Written exercise:
All of the listing below must be repeated word for word. Pictures are the only thing to omit.

_ _ _ _ _ _ _

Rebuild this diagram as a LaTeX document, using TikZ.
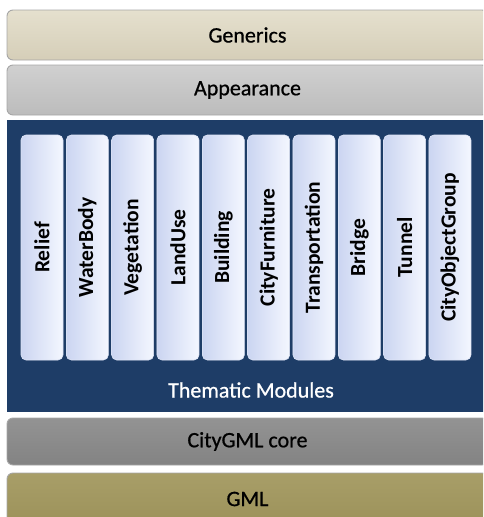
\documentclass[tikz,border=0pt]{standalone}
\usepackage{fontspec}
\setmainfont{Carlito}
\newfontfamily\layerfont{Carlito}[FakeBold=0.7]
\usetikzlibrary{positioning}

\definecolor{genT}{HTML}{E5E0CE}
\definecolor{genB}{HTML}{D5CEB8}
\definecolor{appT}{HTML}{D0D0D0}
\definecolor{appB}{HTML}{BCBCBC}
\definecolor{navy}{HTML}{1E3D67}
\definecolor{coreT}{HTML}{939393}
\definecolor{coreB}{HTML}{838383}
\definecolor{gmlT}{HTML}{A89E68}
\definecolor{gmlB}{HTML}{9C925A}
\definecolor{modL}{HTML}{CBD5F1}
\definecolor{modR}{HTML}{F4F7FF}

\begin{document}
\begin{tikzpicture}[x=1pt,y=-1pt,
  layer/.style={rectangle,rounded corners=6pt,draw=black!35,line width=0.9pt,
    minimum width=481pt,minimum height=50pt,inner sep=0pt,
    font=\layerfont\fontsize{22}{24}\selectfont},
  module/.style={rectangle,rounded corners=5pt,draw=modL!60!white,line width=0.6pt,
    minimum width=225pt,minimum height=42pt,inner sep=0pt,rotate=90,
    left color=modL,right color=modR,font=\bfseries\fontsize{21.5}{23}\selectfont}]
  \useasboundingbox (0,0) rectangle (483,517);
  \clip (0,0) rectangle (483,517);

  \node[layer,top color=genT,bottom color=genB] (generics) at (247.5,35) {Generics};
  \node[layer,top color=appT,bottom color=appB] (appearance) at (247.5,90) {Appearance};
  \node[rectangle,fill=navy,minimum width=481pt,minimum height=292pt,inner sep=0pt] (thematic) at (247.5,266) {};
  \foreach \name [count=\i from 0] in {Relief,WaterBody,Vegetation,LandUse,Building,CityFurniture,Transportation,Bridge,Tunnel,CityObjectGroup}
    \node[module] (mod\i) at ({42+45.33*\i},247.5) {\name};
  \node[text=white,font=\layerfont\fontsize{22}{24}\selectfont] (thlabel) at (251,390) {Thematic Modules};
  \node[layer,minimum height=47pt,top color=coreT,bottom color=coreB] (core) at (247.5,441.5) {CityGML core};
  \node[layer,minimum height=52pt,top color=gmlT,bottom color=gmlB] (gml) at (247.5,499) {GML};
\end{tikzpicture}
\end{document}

_ _ _ _ _ _ _

Answer to this task:
Rebuild this diagram as a LaTeX document, using TikZ.
\documentclass[tikz,border=0pt]{standalone}
\usepackage{fontspec}
\setmainfont{Carlito}
\newfontfamily\layerfont{Carlito}[FakeBold=0.7]
\usetikzlibrary{positioning}

\definecolor{genT}{HTML}{E5E0CE}
\definecolor{genB}{HTML}{D5CEB8}
\definecolor{appT}{HTML}{D0D0D0}
\definecolor{appB}{HTML}{BCBCBC}
\definecolor{navy}{HTML}{1E3D67}
\definecolor{coreT}{HTML}{939393}
\definecolor{coreB}{HTML}{838383}
\definecolor{gmlT}{HTML}{A89E68}
\definecolor{gmlB}{HTML}{9C925A}
\definecolor{modL}{HTML}{CBD5F1}
\definecolor{modR}{HTML}{F4F7FF}

\begin{document}
\begin{tikzpicture}[x=1pt,y=-1pt,
  layer/.style={rectangle,rounded corners=6pt,draw=black!35,line width=0.9pt,
    minimum width=481pt,minimum height=50pt,inner sep=0pt,
    font=\layerfont\fontsize{22}{24}\selectfont},
  module/.style={rectangle,rounded corners=5pt,draw=modL!60!white,line width=0.6pt,
    minimum width=225pt,minimum height=42pt,inner sep=0pt,rotate=90,
    left color=modL,right color=modR,font=\bfseries\fontsize{21.5}{23}\selectfont}]
  \useasboundingbox (0,0) rectangle (483,517);
  \clip (0,0) rectangle (483,517);

  \node[layer,top color=genT,bottom color=genB] (generics) at (247.5,35) {Generics};
  \node[layer,top color=appT,bottom color=appB] (appearance) at (247.5,90) {Appearance};
  \node[rectangle,fill=navy,minimum width=481pt,minimum height=292pt,inner sep=0pt] (thematic) at (247.5,266) {};
  \foreach \name [count=\i from 0] in {Relief,WaterBody,Vegetation,LandUse,Building,CityFurniture,Transportation,Bridge,Tunnel,CityObjectGroup}
    \node[module] (mod\i) at ({42+45.33*\i},247.5) {\name};
  \node[text=white,font=\layerfont\fontsize{22}{24}\selectfont] (thlabel) at (251,390) {Thematic Modules};
  \node[layer,minimum height=47pt,top color=coreT,bottom color=coreB] (core) at (247.5,441.5) {CityGML core};
  \node[layer,minimum height=52pt,top color=gmlT,bottom color=gmlB] (gml) at (247.5,499) {GML};
\end{tikzpicture}
\end{document}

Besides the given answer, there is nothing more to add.